> **Source material**

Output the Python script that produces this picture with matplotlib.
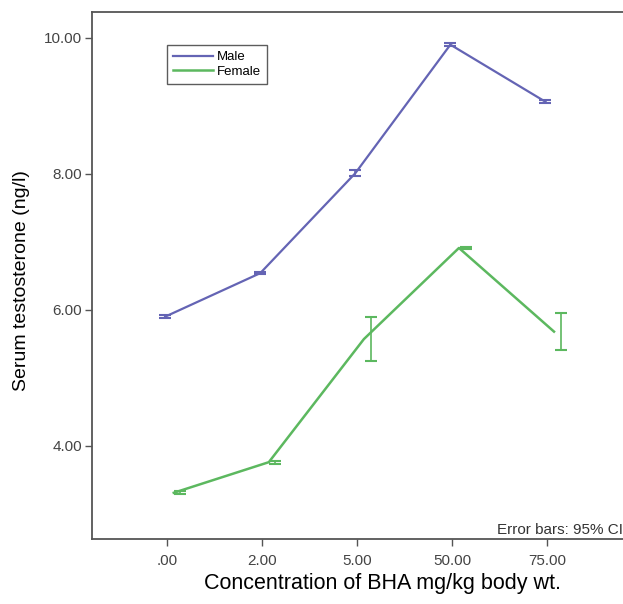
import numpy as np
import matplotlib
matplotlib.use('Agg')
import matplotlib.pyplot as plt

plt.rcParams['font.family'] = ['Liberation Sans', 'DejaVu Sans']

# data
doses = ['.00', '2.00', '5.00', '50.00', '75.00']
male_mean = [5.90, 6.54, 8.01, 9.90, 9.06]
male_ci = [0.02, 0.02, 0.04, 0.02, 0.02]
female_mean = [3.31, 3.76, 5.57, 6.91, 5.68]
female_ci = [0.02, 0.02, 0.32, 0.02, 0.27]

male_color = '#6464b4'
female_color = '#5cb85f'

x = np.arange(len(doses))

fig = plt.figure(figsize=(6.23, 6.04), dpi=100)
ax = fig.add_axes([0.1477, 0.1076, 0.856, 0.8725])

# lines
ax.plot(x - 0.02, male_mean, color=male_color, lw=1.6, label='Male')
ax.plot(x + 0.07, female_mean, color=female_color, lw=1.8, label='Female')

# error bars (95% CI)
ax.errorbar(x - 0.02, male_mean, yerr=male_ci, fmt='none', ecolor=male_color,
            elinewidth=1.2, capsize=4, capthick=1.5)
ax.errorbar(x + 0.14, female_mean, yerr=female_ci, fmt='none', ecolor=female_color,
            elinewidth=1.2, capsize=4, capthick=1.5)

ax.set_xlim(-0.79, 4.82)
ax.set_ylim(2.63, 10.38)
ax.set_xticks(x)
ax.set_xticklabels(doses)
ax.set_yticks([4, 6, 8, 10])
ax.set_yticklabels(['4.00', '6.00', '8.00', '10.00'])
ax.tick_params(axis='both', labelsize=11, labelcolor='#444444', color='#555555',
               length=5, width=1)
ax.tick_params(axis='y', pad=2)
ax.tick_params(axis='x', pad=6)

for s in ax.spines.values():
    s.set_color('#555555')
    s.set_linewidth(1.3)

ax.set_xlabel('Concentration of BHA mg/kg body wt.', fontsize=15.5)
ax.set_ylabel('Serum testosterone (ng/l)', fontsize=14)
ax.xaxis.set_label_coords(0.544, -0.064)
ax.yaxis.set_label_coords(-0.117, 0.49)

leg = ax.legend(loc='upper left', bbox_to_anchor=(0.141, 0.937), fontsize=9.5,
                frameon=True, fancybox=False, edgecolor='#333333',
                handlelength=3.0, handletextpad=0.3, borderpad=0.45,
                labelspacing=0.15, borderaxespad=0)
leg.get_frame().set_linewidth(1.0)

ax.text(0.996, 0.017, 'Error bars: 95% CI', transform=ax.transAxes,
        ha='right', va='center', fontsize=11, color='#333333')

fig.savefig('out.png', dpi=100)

> **What you will do**
Reproduce the material above in full and without alteration, but skip all pictures.

> **Solution to the exercise**
Output the Python script that produces this picture with matplotlib.
import numpy as np
import matplotlib
matplotlib.use('Agg')
import matplotlib.pyplot as plt

plt.rcParams['font.family'] = ['Liberation Sans', 'DejaVu Sans']

# data
doses = ['.00', '2.00', '5.00', '50.00', '75.00']
male_mean = [5.90, 6.54, 8.01, 9.90, 9.06]
male_ci = [0.02, 0.02, 0.04, 0.02, 0.02]
female_mean = [3.31, 3.76, 5.57, 6.91, 5.68]
female_ci = [0.02, 0.02, 0.32, 0.02, 0.27]

male_color = '#6464b4'
female_color = '#5cb85f'

x = np.arange(len(doses))

fig = plt.figure(figsize=(6.23, 6.04), dpi=100)
ax = fig.add_axes([0.1477, 0.1076, 0.856, 0.8725])

# lines
ax.plot(x - 0.02, male_mean, color=male_color, lw=1.6, label='Male')
ax.plot(x + 0.07, female_mean, color=female_color, lw=1.8, label='Female')

# error bars (95% CI)
ax.errorbar(x - 0.02, male_mean, yerr=male_ci, fmt='none', ecolor=male_color,
            elinewidth=1.2, capsize=4, capthick=1.5)
ax.errorbar(x + 0.14, female_mean, yerr=female_ci, fmt='none', ecolor=female_color,
            elinewidth=1.2, capsize=4, capthick=1.5)

ax.set_xlim(-0.79, 4.82)
ax.set_ylim(2.63, 10.38)
ax.set_xticks(x)
ax.set_xticklabels(doses)
ax.set_yticks([4, 6, 8, 10])
ax.set_yticklabels(['4.00', '6.00', '8.00', '10.00'])
ax.tick_params(axis='both', labelsize=11, labelcolor='#444444', color='#555555',
               length=5, width=1)
ax.tick_params(axis='y', pad=2)
ax.tick_params(axis='x', pad=6)

for s in ax.spines.values():
    s.set_color('#555555')
    s.set_linewidth(1.3)

ax.set_xlabel('Concentration of BHA mg/kg body wt.', fontsize=15.5)
ax.set_ylabel('Serum testosterone (ng/l)', fontsize=14)
ax.xaxis.set_label_coords(0.544, -0.064)
ax.yaxis.set_label_coords(-0.117, 0.49)

leg = ax.legend(loc='upper left', bbox_to_anchor=(0.141, 0.937), fontsize=9.5,
                frameon=True, fancybox=False, edgecolor='#333333',
                handlelength=3.0, handletextpad=0.3, borderpad=0.45,
                labelspacing=0.15, borderaxespad=0)
leg.get_frame().set_linewidth(1.0)

ax.text(0.996, 0.017, 'Error bars: 95% CI', transform=ax.transAxes,
        ha='right', va='center', fontsize=11, color='#333333')

fig.savefig('out.png', dpi=100)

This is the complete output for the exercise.